Structural Equation Modeling: Foundations, Recent Developments, and Applications

Structural equation modeling (SEM) is a very general and flexible multivariate technique that allows relations among variables to be examined. In practice, SEM is often used to model and test hypothesized causal relationships among observed and latent (not directly observed) variables, thereby answering a wide range of research questions. This talk will provide an overview of the SEM framework, including introducing its theoretical foundations, defining terminology and notation, explaining its differences and similarities with other modeling approaches, and reviewing the classic estimation process. Finally, examples of research questions for which SEM is a useful method, including those related to measurement, complex patterns of effects, and testing competing hypotheses, will be introduced.  

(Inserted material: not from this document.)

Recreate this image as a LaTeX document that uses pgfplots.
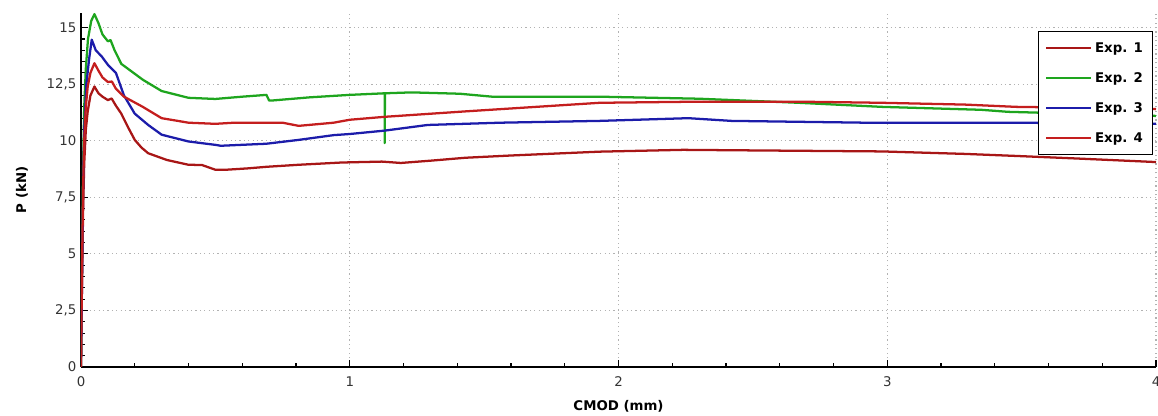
\documentclass[border=0pt]{standalone}
\usepackage{fontspec}
\setmainfont{DejaVu Sans}
\usepackage{pgfplots}
\pgfplotsset{compat=1.18}
\definecolor{cA}{RGB}{168,22,22}
\definecolor{cB}{RGB}{30,165,30}
\definecolor{cC}{RGB}{28,28,170}
\definecolor{cD}{RGB}{196,30,30}
\begin{document}
\begin{tikzpicture}
\begin{axis}[
  scale only axis,
  width=806.25pt, height=265.5pt,
  at={(0,0)}, anchor=south west,
  xmin=0, xmax=4, ymin=0, ymax=15.65,
  axis lines=left,
  axis line style={-, line width=1.1pt, black},
  xtick={0,1,2,3,4},
  ytick={0,2.5,5,7.5,10,12.5,15},
  minor x tick num=4,
  minor y tick num=4,
  tick align=inside,
  major tick length=5pt,
  minor tick length=3pt,
  tick style={black, line width=0.8pt},
  grid=major,
  major grid style={dash pattern=on 0.9pt off 2.4pt, gray!60, line width=0.9pt},
  /pgf/number format/assume math mode=true,
  /pgf/number format/use comma,
  /pgf/number format/1000 sep={},
  ticklabel style={font=\fontsize{10}{12}\selectfont, text=black!80},
  xticklabel style={yshift=-4pt},
  xlabel={CMOD (mm)},
  ylabel={P (kN)},
  label style={font=\fontsize{10}{12}\selectfont\bfseries},
  xlabel style={at={(axis description cs:0.5,-0.11)}, anchor=center},
  ylabel style={at={(axis description cs:-0.0549,0.5)}, anchor=center, rotate=0},
  legend style={at={(0.997,0.949)}, anchor=north east, draw=black, line width=0.8pt,
    fill=white, font=\fontsize{10}{12}\selectfont\bfseries,
    row sep=9.5pt, inner xsep=5pt, inner ysep=6pt,
    nodes={text height=7.5pt, text depth=1.5pt, inner sep=2pt}},
  legend cell align=left,
  legend image code/.code={\draw[#1, line width=1.6pt] (0pt,0pt) -- (34pt,0pt);},
  every axis plot/.append style={line width=1.7pt, line join=round},
]
\addplot[cA] coordinates {
(0,0) (0.004,4) (0.008,7) (0.012,9) (0.018,10.5) (0.025,11.3) (0.035,12.0) (0.05,12.4)
(0.065,12.1) (0.08,11.95) (0.10,11.8) (0.114,11.87) (0.13,11.55) (0.15,11.2) (0.175,10.6)
(0.20,10.04) (0.225,9.7) (0.25,9.45) (0.32,9.15) (0.40,8.94) (0.45,8.93) (0.50,8.72)
(0.54,8.72) (0.62,8.78) (0.69,8.85) (0.81,8.94) (0.97,9.04) (1.12,9.08) (1.19,9.02)
(1.30,9.12) (1.43,9.25) (1.6,9.35) (1.93,9.52) (2.24,9.6) (2.55,9.57) (2.98,9.53)
(3.29,9.42) (3.48,9.33) (3.7,9.22) (4.0,9.06)
};
\addlegendentry{Exp. 1}
\addplot[cB] coordinates {
(0,0) (0.004,5) (0.008,9) (0.012,11.5) (0.018,13.2) (0.026,14.5) (0.038,15.3) (0.05,15.6)
(0.065,15.2) (0.08,14.7) (0.10,14.4) (0.11,14.45) (0.125,14.0) (0.15,13.4) (0.23,12.7)
(0.30,12.2) (0.40,11.9) (0.5,11.85) (0.6,11.95) (0.69,12.03) (0.70,11.78) (0.71,11.78)
(0.85,11.92) (1.0,12.03) (1.13,12.1) (1.13,9.9) (1.131,12.1) (1.23,12.14) (1.41,12.08)
(1.53,11.95) (1.93,11.95) (2.3,11.86) (2.67,11.68) (2.98,11.5) (3.35,11.37) (3.45,11.28)
(3.7,11.2) (4.0,11.1)
};
\addlegendentry{Exp. 2}
\addplot[cC] coordinates {
(0,0) (0.004,4) (0.008,8) (0.012,10.5) (0.02,12.5) (0.03,13.6) (0.04,14.47) (0.055,14.0)
(0.077,13.73) (0.10,13.36) (0.13,13.0) (0.16,12.0) (0.20,11.2) (0.25,10.7) (0.30,10.27)
(0.40,9.97) (0.5,9.82) (0.52,9.78) (0.69,9.87) (0.81,10.04) (0.94,10.25) (1.0,10.3)
(1.13,10.45) (1.29,10.7) (1.56,10.8) (1.93,10.88) (2.26,11.0) (2.42,10.88) (2.92,10.8)
(3.48,10.8) (4.0,10.75)
};
\addlegendentry{Exp. 3}
\addplot[cD] coordinates {
(0,0) (0.004,4.5) (0.008,8) (0.012,10) (0.018,11.5) (0.025,12.4) (0.035,13.0) (0.05,13.43)
(0.065,13.1) (0.08,12.8) (0.10,12.6) (0.115,12.62) (0.13,12.3) (0.16,11.95) (0.23,11.5)
(0.30,11.0) (0.40,10.8) (0.50,10.75) (0.57,10.8) (0.75,10.8) (0.81,10.66) (0.94,10.8)
(1.0,10.93) (1.13,11.06) (1.43,11.3) (1.93,11.68) (2.3,11.73) (2.67,11.73) (2.98,11.68)
(3.29,11.6) (3.48,11.5) (3.8,11.45) (4.0,11.4)
};
\addlegendentry{Exp. 4}
\end{axis}
\pgfresetboundingbox
\path (-60.75pt,-36.75pt) rectangle (807.75pt,275.25pt);
\end{tikzpicture}
\end{document}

Structural equation models (SEMs) are typically fit using the maximum likelihood (ML) estimator. However, some ML assumptions might be untenable in particular applications. Of relevance to this presentation, samples might be small leading to issues with the asymptotic properties of ML, and the specified model is quite likely not the true data-generating model, which infuses bias into estimates. These issues can also lead to non-convergence, thus limiting researchers' ability to capitalize on the benefits of SEM. In this presentation, we cover modern developments in parameter estimation. Specifically, we describe the model-implied instrumental variables with two-stage least squares (MIIV-2SLS; Bollen, 1996, 2021) estimator, which affords benefits in the presence of model misspecification and violations of the traditional assumptions required in SEM. We review simulation studies using the MIIV-2SLS estimator, software accessibility, and implications for applied research. 

Methods for modeling causal relations differ in their underlying assumptions. Structural Equation Modeling (SEM) is a multivariate statistical technique for analyzing relationships among observed and latent variables, while System Dynamics (SD) considers the whole systemic structure to model multilevel feedback systems. SD models nonlinear feedback and dynamic changes, while in incorporating such characteristics, SEM requires special considerations to deal with the issue of model identifiability. SEM is a powerful tool in psychometrics, an application that can greatly enhance SD models. Previous attempts to link SD and SEM have been limited to specific questions and illustrative examples instead of a general framework. Our generative framework bridges SD and SEM. We illustrate how SD and SEM can be articulated within this framework and complement each other by evaluating the relationship between systems thinking and ecological worldview among undergraduate psychology students (N = 1058).